Inside that regalia is son Dave. He and Shirley decided that they would like to include bees as a hobby. He has taken the lid off the box (called a 'super') and he is checking over things. You see a jar of sugar water there...you have to feed a new colony until the bees build up their numbers and are able to support themselves from the area's flower nectar and pollen. There are ten 'frames' with a sheet of foundation (wax with imprinted 'cells' that the bees "build out" to make full cells).
The legs of the beehive are immersed in oil to prevent ants from climbing into the hive.
That other 'box' is also a brooder box that will have ten frames set. It will sit atop the one Dave is working in. There is no partition between the boxes so the bees can move into it as their numbers increase.
Since this is a new brooder box it is nice and clean.
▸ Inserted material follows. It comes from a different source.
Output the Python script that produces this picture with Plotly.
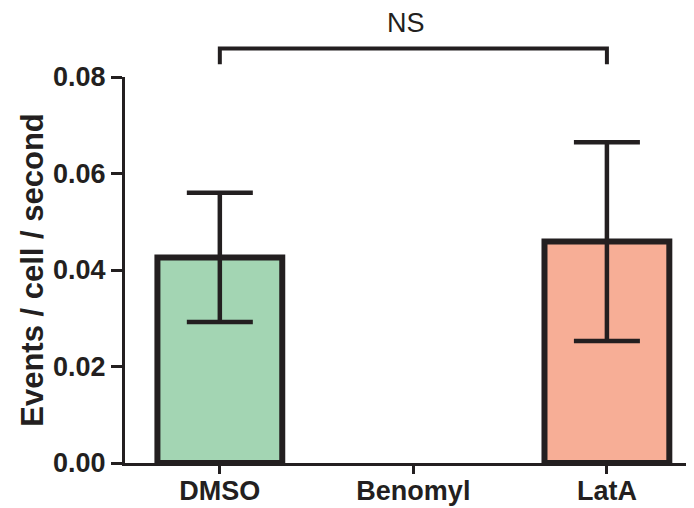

After a few weeks, the bees deposit propolis which they produce as the 'glue' that sticks everything together...a dark yellow color.
A good close up. Here the bees are putting the nectar into the cells. The bees 'build out' the cells from what was just a little ridge on the wax foundation into what you see here. All are six sided.
Dave has lifted out a couple of frames so he can see inside the hive. Long ago bee keepers (apiarists) learned that bees always build their natural hives with spacing that is a specific distance (3/8" or 7.5mm +/- 1.5mm for you metric people) so the manufacturers' of hives use these same tolerances. It seems to be just the distance a bee requires when carrying a load of nectar or pollen.
Dave has removed two frames to show how things look inside the hive. At this time you will find most of the bees located in the center of the hive. Actually, the bees form a 'ball' that sits right in the center of the box...with the greatest density being between the fifth and sixth frames and lessening in numbers as you move to the sides of the box. The central part of the hive is the first part that the bees develop. In the winter, the bees bunch to maintain their body heat.
Can you spot the queen in the upper right-hand section? She is about twice the size of the worker bees. She deposits fertilized eggs into the empty cells. The cells that appear "shiny" inside have developing larva. The queen flies on a mating flight and is chased by a number of drones...of which only one will mate with the queen (he, the drone, is rewarded by immediately dying - giving us guys something to think about, huh?). This one sexual encounter provides the sperm to fertilize the hundreds of thousands of eggs she will lay during her lifetime. These bees are of Italian stock, the most common variety used for pollination and honey production in the U.S.